## Task details
Among the entries below, find the line with "Generate a Python", then quote it and each following line up to and including the line with "from matplotlib.ticker import", and nothing else.

## Data section
## begin
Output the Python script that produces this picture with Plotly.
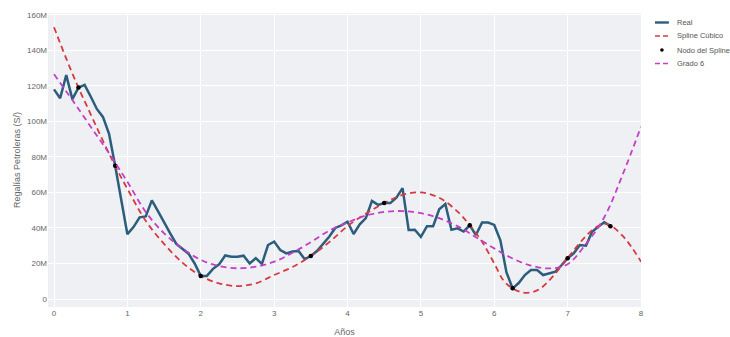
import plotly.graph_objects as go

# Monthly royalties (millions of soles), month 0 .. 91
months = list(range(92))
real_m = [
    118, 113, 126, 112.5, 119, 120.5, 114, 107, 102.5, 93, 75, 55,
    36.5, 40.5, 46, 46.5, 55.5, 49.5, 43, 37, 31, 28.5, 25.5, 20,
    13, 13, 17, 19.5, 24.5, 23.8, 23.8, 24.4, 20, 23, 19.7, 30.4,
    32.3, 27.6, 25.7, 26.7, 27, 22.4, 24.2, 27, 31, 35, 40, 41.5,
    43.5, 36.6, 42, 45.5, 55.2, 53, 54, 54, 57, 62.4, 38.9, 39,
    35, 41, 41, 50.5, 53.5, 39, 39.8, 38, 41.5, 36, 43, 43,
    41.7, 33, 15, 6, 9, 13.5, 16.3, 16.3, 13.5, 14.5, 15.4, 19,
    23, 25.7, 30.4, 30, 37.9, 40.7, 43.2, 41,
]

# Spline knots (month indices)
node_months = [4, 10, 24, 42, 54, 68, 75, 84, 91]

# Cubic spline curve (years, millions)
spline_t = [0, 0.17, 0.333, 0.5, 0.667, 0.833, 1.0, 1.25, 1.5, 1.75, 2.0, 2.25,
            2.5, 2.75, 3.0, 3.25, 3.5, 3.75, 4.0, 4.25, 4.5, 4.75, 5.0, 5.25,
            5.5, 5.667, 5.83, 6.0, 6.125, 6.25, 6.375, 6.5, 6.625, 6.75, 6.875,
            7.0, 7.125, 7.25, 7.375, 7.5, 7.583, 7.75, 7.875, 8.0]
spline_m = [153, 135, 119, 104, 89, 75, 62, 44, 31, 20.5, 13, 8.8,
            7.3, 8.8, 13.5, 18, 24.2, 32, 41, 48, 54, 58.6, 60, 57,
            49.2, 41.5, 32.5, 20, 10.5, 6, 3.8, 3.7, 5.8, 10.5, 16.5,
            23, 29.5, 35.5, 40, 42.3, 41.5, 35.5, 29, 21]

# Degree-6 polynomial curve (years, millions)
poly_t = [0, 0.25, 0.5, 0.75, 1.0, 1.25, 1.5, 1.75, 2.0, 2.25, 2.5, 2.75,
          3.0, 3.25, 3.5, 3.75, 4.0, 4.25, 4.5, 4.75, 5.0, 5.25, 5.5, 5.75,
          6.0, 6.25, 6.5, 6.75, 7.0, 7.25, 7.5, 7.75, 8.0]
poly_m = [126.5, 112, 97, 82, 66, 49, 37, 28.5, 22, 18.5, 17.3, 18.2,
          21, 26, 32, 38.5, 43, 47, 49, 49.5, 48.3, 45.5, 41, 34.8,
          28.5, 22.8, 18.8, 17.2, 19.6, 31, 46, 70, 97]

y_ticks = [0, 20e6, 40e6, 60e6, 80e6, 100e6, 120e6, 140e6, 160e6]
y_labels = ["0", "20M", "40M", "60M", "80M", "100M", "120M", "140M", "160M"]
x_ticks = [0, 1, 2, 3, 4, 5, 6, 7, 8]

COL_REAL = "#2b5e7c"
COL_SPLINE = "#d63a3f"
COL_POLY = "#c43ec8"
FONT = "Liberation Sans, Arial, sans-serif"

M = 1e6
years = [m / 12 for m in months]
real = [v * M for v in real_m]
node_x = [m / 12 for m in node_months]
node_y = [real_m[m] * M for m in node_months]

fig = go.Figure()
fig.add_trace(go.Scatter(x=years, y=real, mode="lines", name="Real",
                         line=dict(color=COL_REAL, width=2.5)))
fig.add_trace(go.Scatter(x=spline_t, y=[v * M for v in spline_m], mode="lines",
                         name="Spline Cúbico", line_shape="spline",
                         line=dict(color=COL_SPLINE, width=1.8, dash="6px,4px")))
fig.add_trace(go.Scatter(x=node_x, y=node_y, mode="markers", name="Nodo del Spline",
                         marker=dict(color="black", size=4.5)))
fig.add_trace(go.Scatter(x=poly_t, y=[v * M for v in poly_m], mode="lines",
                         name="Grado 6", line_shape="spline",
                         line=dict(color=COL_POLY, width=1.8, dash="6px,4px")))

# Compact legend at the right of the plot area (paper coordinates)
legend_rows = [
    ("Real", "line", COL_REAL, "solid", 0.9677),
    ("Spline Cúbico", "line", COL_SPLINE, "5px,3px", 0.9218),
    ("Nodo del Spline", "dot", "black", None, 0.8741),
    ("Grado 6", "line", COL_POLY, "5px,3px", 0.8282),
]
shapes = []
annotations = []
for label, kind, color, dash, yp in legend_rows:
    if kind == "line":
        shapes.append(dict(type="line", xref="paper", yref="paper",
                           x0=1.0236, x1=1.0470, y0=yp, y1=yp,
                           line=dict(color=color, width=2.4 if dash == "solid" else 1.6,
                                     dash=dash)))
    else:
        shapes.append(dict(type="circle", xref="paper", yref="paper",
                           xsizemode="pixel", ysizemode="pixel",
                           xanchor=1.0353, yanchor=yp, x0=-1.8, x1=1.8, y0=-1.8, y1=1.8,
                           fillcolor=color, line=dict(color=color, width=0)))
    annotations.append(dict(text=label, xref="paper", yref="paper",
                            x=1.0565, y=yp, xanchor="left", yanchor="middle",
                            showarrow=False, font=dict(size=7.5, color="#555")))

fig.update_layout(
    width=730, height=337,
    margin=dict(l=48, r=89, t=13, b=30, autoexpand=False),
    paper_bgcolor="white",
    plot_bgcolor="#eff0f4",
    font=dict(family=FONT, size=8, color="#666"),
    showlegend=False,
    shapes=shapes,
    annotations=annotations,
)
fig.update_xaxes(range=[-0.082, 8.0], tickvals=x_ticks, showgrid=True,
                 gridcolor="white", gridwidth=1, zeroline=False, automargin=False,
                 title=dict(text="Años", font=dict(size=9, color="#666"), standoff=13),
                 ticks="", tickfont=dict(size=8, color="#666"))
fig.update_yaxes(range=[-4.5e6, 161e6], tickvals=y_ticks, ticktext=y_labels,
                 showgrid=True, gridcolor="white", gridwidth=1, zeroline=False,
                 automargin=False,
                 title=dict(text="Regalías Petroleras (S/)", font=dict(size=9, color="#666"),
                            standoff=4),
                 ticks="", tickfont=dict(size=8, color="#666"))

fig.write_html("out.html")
## end
## begin
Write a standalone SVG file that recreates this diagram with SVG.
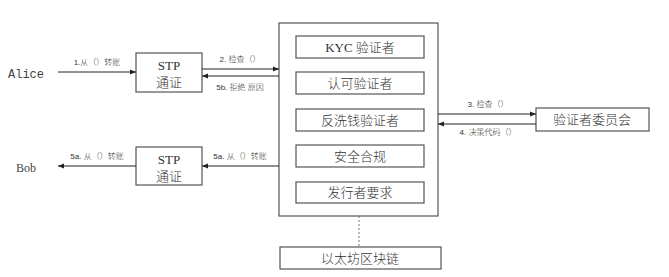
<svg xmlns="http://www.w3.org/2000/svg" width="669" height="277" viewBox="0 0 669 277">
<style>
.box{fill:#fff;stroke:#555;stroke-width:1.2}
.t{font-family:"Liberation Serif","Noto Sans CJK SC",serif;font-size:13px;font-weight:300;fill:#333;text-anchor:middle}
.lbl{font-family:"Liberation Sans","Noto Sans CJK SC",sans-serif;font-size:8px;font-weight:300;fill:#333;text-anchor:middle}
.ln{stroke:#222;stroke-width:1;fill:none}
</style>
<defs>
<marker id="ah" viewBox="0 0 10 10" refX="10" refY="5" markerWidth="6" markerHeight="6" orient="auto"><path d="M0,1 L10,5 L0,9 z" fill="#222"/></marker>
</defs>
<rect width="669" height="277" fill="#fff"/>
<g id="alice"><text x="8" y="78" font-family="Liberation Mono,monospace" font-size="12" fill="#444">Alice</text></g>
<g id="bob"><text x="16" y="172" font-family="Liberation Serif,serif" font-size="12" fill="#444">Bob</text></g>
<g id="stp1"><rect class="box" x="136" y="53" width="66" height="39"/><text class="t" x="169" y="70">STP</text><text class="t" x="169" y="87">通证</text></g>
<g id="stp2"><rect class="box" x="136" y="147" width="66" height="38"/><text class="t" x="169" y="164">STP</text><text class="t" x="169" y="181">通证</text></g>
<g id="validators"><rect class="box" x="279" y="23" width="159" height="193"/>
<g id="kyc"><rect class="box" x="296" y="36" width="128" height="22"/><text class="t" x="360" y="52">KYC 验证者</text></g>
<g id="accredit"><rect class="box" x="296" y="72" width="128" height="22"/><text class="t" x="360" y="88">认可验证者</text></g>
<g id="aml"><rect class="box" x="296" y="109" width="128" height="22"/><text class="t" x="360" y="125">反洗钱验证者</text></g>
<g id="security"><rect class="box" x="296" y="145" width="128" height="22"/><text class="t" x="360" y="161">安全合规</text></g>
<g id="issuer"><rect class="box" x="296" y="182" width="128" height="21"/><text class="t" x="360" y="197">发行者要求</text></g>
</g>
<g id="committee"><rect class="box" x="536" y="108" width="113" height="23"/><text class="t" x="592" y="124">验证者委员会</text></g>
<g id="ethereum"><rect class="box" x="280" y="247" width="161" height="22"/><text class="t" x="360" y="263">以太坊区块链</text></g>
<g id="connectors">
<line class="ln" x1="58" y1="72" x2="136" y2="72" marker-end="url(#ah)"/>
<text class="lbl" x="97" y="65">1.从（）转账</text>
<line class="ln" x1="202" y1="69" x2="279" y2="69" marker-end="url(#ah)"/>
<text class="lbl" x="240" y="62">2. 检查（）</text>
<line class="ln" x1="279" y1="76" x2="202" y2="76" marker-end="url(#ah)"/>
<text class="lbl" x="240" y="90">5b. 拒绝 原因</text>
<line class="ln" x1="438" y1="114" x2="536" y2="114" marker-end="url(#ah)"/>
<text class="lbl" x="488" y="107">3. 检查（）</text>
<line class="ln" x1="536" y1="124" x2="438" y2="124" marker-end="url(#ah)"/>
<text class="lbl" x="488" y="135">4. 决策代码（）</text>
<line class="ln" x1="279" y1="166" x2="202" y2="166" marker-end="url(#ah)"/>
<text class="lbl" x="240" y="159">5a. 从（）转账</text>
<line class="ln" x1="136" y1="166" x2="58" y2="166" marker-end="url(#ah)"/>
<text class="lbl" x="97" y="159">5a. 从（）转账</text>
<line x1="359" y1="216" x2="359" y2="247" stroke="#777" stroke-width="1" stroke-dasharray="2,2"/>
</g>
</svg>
## end
## begin
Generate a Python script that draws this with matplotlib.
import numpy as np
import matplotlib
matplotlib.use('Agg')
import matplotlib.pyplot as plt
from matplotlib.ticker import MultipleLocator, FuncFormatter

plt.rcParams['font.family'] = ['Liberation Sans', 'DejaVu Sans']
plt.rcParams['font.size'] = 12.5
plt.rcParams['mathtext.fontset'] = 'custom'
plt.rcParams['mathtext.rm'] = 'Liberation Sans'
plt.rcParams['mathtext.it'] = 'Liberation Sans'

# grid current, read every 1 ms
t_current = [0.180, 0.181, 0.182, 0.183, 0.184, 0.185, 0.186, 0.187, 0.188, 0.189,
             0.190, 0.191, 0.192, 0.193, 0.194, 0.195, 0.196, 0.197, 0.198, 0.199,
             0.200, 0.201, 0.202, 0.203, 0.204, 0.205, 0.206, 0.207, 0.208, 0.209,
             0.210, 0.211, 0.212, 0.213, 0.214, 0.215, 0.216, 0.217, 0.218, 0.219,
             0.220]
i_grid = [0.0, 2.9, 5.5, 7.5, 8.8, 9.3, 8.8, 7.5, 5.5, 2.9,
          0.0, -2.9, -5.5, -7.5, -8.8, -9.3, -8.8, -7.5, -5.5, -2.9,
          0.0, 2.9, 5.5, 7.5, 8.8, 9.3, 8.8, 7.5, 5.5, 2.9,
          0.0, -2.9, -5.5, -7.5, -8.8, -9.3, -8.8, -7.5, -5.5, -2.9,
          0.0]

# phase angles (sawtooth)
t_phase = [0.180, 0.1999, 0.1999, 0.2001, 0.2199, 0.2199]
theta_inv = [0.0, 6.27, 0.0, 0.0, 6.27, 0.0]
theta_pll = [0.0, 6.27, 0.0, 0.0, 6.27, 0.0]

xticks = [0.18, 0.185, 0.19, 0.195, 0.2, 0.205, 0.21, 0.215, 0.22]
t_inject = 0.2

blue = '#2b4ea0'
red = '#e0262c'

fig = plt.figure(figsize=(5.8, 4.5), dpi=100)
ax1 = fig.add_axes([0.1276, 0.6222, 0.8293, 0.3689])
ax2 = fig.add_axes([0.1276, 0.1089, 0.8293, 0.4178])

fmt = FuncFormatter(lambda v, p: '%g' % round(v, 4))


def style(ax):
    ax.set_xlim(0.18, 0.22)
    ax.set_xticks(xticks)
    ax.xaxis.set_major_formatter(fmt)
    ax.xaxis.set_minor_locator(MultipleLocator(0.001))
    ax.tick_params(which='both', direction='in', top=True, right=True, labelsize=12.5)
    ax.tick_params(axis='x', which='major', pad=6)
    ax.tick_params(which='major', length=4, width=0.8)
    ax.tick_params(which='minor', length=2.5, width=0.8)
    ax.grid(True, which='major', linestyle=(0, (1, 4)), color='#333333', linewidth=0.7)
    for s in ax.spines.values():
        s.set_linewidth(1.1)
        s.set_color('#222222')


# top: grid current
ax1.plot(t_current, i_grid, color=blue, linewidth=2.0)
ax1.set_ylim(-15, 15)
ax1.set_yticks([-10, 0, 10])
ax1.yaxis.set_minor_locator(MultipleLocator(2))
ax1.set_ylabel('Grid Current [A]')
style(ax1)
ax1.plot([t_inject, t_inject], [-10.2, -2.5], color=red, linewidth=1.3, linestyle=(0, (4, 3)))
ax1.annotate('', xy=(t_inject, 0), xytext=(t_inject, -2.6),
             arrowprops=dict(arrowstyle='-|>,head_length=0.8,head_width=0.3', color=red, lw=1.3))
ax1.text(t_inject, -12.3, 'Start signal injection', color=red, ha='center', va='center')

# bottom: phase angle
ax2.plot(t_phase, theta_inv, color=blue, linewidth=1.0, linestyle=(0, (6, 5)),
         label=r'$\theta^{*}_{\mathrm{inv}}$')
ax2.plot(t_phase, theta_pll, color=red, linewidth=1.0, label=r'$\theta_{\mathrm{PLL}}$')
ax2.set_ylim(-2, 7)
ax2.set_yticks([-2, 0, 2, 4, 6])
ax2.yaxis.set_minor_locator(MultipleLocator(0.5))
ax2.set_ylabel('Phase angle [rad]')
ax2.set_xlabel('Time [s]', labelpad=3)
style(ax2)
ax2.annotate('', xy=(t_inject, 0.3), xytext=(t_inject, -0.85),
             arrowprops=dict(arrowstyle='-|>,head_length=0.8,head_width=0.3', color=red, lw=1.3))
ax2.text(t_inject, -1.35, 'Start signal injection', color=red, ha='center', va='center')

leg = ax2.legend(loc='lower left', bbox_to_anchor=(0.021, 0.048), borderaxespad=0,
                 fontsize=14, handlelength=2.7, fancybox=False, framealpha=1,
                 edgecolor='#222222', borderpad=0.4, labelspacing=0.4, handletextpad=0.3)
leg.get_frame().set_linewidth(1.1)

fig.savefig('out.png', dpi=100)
## end
## Task solution
Generate a Python script that draws this with matplotlib.
import numpy as np
import matplotlib
matplotlib.use('Agg')
import matplotlib.pyplot as plt
from matplotlib.ticker import MultipleLocator, FuncFormatter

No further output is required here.